The First Fast Train in Minnesota

By Sam Newberg

It has been nearly three years since Minnesotans got light rail service. We’re still getting used to it, city-slickers, suburbanites, and outstaters alike. The new train line, the Hiawatha, runs between downtown Minneapolis, the University of Minnesota, the international airport, the Metrodome, and the Mall of America, and the tracks stretch for 12 miles. (By contrast, there are 222 miles of light rail track in Chicago and 840 miles in New York City.) The train has 24 cars and hits a top speed of 55 mph. Although some in the Twin Cities have ridden rail mass transit elsewhere, most have not: the transit authority estimates that more than 50 percent of train riders are new to transit since the service began. But ridership has also been 65 percent higher than anyone projected. Minnesotans are seeing the world in a whole new way, and compared to the bus, it’s an upgrade. Not long ago, a passenger near me exclaimed: “You can see so much outside the window!” Indeed you can. That’s our city out there.

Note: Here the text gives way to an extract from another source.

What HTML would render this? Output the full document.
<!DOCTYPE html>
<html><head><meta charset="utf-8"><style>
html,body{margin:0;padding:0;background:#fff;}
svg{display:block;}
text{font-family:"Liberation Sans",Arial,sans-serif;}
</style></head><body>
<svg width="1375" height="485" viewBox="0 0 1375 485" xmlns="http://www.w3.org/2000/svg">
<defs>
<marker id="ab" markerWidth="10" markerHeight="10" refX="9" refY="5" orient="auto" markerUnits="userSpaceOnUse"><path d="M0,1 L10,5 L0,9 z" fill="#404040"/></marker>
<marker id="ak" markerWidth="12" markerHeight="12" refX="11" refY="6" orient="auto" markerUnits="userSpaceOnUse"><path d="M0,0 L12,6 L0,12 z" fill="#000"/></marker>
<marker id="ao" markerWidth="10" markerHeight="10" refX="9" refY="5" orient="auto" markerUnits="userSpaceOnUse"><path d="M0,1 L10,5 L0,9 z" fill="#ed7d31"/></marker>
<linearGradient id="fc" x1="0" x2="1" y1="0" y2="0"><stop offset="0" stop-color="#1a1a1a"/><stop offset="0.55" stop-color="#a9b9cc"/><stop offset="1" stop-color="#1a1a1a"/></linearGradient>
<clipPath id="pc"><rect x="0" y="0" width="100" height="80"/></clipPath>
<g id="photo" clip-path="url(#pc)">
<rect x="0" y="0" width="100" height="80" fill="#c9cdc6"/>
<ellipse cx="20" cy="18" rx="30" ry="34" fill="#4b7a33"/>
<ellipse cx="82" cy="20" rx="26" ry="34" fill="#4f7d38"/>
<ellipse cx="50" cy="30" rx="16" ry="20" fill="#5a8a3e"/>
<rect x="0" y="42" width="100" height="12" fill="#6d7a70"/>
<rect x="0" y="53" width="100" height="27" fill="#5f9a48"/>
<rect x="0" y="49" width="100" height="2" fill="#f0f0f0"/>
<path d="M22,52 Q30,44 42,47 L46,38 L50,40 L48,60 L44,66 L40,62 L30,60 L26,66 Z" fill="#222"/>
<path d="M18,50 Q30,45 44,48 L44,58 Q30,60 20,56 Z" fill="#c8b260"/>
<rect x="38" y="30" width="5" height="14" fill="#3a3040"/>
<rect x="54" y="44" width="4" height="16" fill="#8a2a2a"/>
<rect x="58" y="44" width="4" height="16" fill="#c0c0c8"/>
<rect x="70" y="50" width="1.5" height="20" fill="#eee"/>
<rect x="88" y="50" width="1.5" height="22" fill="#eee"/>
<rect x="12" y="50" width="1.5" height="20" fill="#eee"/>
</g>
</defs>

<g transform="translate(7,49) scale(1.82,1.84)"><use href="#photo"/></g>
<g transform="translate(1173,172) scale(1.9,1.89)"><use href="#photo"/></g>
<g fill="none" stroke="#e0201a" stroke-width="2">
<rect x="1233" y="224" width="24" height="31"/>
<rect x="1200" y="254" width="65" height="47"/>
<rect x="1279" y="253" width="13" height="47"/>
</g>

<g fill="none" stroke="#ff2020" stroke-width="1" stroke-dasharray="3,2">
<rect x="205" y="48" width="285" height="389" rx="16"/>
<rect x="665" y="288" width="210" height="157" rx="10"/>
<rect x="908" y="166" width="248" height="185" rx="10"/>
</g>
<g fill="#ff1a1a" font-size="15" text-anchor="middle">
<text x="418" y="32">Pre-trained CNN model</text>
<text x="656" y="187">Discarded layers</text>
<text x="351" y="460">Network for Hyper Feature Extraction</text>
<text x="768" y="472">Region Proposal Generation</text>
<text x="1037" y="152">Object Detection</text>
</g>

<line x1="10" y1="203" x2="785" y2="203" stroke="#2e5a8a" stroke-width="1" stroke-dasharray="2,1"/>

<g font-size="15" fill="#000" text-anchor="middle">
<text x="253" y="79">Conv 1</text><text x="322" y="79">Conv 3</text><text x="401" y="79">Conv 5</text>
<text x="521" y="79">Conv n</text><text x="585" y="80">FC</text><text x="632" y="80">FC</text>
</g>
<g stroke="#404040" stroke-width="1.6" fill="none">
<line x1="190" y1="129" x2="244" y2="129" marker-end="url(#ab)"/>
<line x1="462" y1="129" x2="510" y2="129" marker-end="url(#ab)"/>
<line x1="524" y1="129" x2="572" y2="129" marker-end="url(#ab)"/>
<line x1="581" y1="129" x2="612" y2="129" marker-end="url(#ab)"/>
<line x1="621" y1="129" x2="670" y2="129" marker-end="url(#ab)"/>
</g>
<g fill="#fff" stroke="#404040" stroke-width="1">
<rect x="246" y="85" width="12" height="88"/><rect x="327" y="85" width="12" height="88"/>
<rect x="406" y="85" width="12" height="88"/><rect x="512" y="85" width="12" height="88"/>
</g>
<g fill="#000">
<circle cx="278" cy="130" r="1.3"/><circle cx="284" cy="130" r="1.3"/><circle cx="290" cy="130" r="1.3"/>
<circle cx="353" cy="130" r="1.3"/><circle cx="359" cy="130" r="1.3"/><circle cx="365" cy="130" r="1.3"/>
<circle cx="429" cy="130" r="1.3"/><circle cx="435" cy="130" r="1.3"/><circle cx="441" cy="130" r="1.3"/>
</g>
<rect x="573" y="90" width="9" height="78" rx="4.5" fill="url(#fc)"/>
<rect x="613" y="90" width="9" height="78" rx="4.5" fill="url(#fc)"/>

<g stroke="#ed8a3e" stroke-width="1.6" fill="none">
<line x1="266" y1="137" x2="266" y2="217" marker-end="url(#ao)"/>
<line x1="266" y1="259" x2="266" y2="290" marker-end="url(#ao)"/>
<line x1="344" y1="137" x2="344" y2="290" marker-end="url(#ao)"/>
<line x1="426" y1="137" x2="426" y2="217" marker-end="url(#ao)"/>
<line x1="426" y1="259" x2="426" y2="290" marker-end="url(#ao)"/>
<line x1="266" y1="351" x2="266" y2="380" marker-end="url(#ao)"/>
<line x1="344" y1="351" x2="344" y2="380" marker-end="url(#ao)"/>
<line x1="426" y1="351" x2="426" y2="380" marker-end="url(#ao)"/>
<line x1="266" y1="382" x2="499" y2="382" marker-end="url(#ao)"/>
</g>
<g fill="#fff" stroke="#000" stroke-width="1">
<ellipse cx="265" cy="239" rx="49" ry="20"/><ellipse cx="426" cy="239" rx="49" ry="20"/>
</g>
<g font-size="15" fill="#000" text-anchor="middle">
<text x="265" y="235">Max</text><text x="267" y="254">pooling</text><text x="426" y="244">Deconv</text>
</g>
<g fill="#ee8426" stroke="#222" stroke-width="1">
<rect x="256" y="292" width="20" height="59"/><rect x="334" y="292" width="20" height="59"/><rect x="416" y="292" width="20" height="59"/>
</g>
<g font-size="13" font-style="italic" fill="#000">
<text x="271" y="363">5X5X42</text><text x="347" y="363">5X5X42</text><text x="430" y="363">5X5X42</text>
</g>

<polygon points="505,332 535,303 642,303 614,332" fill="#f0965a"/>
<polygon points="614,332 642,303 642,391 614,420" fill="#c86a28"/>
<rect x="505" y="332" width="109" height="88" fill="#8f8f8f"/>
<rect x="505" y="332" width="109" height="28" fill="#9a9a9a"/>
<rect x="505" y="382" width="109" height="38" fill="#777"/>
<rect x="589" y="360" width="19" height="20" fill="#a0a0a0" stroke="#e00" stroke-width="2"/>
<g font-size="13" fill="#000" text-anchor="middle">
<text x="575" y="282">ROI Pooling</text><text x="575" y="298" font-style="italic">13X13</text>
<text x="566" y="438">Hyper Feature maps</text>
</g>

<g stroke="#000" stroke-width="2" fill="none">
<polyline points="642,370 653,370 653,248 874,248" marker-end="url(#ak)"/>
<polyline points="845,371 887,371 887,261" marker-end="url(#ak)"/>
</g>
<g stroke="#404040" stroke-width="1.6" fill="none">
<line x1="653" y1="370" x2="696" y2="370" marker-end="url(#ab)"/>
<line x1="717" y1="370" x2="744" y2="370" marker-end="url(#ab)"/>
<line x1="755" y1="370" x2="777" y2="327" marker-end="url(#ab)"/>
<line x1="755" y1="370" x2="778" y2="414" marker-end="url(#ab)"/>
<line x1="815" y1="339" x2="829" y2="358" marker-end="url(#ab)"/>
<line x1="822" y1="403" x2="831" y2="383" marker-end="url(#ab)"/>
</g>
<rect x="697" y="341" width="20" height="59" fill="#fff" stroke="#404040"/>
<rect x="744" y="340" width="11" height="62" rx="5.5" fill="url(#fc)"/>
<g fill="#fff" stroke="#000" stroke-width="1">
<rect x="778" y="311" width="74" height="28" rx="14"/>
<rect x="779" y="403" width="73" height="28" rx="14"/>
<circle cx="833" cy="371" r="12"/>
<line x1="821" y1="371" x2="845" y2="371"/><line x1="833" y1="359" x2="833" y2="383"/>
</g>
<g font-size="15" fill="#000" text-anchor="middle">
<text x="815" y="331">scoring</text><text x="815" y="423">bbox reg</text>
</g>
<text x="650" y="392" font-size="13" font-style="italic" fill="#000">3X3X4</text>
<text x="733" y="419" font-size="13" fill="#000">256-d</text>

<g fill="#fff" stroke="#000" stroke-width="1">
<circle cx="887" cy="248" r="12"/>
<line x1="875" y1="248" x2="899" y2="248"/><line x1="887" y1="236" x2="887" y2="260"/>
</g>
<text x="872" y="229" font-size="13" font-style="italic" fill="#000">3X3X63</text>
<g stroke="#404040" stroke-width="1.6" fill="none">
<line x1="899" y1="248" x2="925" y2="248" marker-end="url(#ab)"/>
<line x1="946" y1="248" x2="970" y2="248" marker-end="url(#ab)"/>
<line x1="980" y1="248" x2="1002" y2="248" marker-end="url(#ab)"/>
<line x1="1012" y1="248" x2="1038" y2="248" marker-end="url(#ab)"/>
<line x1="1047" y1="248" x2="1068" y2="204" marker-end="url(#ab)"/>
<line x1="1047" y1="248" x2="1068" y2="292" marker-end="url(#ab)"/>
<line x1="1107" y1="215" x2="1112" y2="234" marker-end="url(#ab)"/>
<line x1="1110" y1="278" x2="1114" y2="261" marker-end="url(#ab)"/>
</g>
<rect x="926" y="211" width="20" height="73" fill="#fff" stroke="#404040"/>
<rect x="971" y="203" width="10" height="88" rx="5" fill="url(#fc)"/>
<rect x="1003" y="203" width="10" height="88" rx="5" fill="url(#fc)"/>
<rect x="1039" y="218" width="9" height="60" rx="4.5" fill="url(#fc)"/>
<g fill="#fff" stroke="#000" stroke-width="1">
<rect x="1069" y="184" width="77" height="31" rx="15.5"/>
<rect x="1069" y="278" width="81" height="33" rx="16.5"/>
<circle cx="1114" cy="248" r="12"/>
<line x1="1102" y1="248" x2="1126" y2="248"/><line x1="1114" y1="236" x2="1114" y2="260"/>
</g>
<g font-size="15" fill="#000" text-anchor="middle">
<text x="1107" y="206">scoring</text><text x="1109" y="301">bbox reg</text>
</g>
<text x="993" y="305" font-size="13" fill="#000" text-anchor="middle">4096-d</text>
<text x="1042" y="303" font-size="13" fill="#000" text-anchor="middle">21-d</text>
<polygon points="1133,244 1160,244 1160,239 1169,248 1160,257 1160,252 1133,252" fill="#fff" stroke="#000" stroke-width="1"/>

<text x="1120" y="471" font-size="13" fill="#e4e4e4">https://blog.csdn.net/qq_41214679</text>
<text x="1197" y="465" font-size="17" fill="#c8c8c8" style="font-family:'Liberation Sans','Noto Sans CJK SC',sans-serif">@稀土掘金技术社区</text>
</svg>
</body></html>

The comments and behavior of first-time train riders range from quaintly naïve to downright preposterous. I once heard someone on the train say, “Hey, they should run this thing up to Brainerd,” not realizing, perhaps, the taxpayer cost involved in running light rail through 100 miles of sparsely populated Minnesota countryside. Occasionally, near downtown Minneapolis, the PA system announces the next station, but the train stops short of the platform. Newbies tap frantically on a blue button near the door, afraid they are missing their stop. (Typically a member of the Minnesota Nice contingent calmly explains that we are not yet at the station.) I heard another rider, who may have noticed the bicycle racks inside the train, say, “They should put a trailer hitch on this thing so you could tow your boat.” Only in the land of 10,000 lakes.

Not all of us are so slow to catch on to train travel. For years, a plan has been in the works to connect the Hiawatha line to a 40-mile commuter rail corridor, which would run from downtown Minneapolis to Big Lake, Minnesota, and other fast-growing northern suburbs. The Northstar Corridor Rail Project, which will run on Burlington Nothern Santa Fe Railroad’s existing tracks, will cost an estimated $307 million to build and would shuttle 10,000 passengers each day. Construction is expected to begin this spring.

On the Saturday before Christmas 2006, thousands of people descended on downtown Minneapolis for Holidazzle, an increasingly popular holiday light parade. Metro Transit didn’t charge for light rail rides that particular evening, knowing full well the pandemonium that would ensue from thousands of families who had never ridden the train learning how to buy tickets. Not to mention the grumpy kids hoping to see Santa. Someday very soon, we hope even Ole and Sven are old hands at mass transit.